In den Tagen, die wir bei der Familie verbracht haben, gab es keinen festen Plan wie bei uns zum Beispiel an Heilig Abend. Treffen mit entfernten Verwandten oder Freunden fanden spontan statt. Man lebte mehr in den Tag hinein. Am wichtigsten war, dass die Familie zusammen ist. Was man macht, steht weniger im Vordergrund. An drei Nachmittagen endete diese „Planlosigkeit“ (leider) mit Fernsehen. Am wichtigsten Abend, dem Donnerstag, schauten wir zusammen eine Show mit Tanz- und Gesangseinlagen. Das ist eine Tradition der Familie. Um Mitternacht passierte nichts von dem, was wir von unserem Silvester kennen. Kein Feuerwerk, kein „xin nian kuaile!“ (frohes neues Jahr!), kein Anstoßen mit Sekt, keine Umarmungen. Ich lag zu dem Zeitpunkt schon eine Stunde im Bett. Chinesisches Neujahr wird über mehrere Tage gefeiert und es geht nicht, wie in Deutschland, um den exakten Jahreswechsel um Punkt 12. So kommt es auch, dass man sich auch noch zwei Wochen nach Neujahr mit Bekannten zum Essen verabredet, um gemeinsam zu feiern.

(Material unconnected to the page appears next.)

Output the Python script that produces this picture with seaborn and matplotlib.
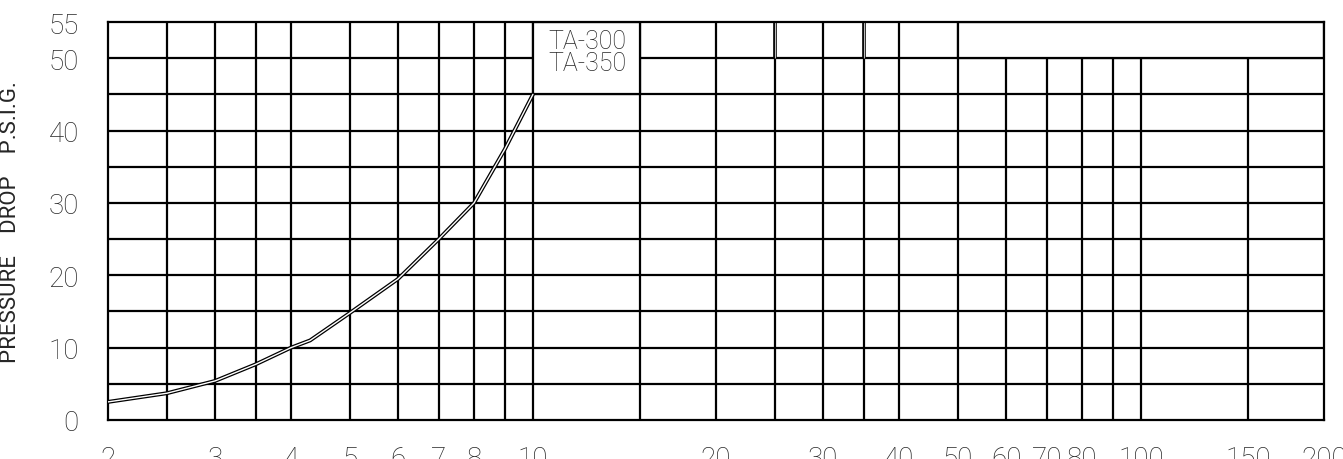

Natürlich gibt es Traditionen, die während dieser Zeit gepflegt werden. Ein ganz entscheidender Punkt sind die gemeinsamen Mahlzeiten. Am wichtigsten sind Jiaozi (Maultaschen), typisch für Neujahr. Sie werden gemeinsam zubereitet (~1,5 h). Wenn man ins Restaurant geht, sind sie ein Muss bei den Bestellungen.
Eine weitere Tradition sind rote Schilder mit chinesischen Schriftzeichen drauf, die an Tür und Türrahmen geklebt werden. Sie sollen Glück bringen.
Ein kleiner Vergleich, der sich noch zu Weihnachten ziehen lässt: Geschenke. Jedes Jahr bekommt die jüngste Generation von der ältesten ein Geschenk. Allerdings kein personalisiertes, sondern einen roten Umschlag mit Bargeld („hong bao“). Auch ich habe dieses Jahr von den Großeltern meiner Freundin einen Umschlag erhalten.
Für gläubige Buddhisten gehört zum chinesischen Neujahr außerdem das Beten dazu. Es werden Opfergaben für Verstorbene abgelegt. Am ersten Tag des Neujahrs verzichtet man auf Putzen, Waschen, Schneiden, Kehren etc.
Ein kleiner, aber für mich doch wichtiger Punkt, durch den die Atmosphären an Weihnachten und chinesischem Neujahr nicht zu vergleichen sind: Kleidung und Dekoration. In Deutschland ziehen wir uns schick an, zumindest keine Jogginghose. Wir holen das schicke Geschirr und hübsche Tischdecken. Vielleicht machen wir noch ein paar Kerzen an, um es gemütlich zu machen. Am chinesischen Neujahr spielen solche Dinge keine Rolle. Jeder soll sich anziehen, wie er sich wohlfühlt. Auch das Benehmen am Essenstisch ist unwichtig. Auf Schick oder Tischdekoration legt man keinen Wert.
Ich finde, einem Deutschen die Bedeutung des chinesischen Neujahrs zu erklären, ist sehr schwierig. Ich bin froh, dass ich die Chance hatte während diesen besonderen Tagen in das Familienleben einzutauchen. So konnte ich die Traditionen miterleben. Dennoch blieb vieles für mich etwas fremd bzw. weniger feierlich. Es ist eben sehr anders. Die Familie ist im Zentrum. Das ist eine sehr schöne Tradition, die sicherlich noch ewig fortgeführt werden wird.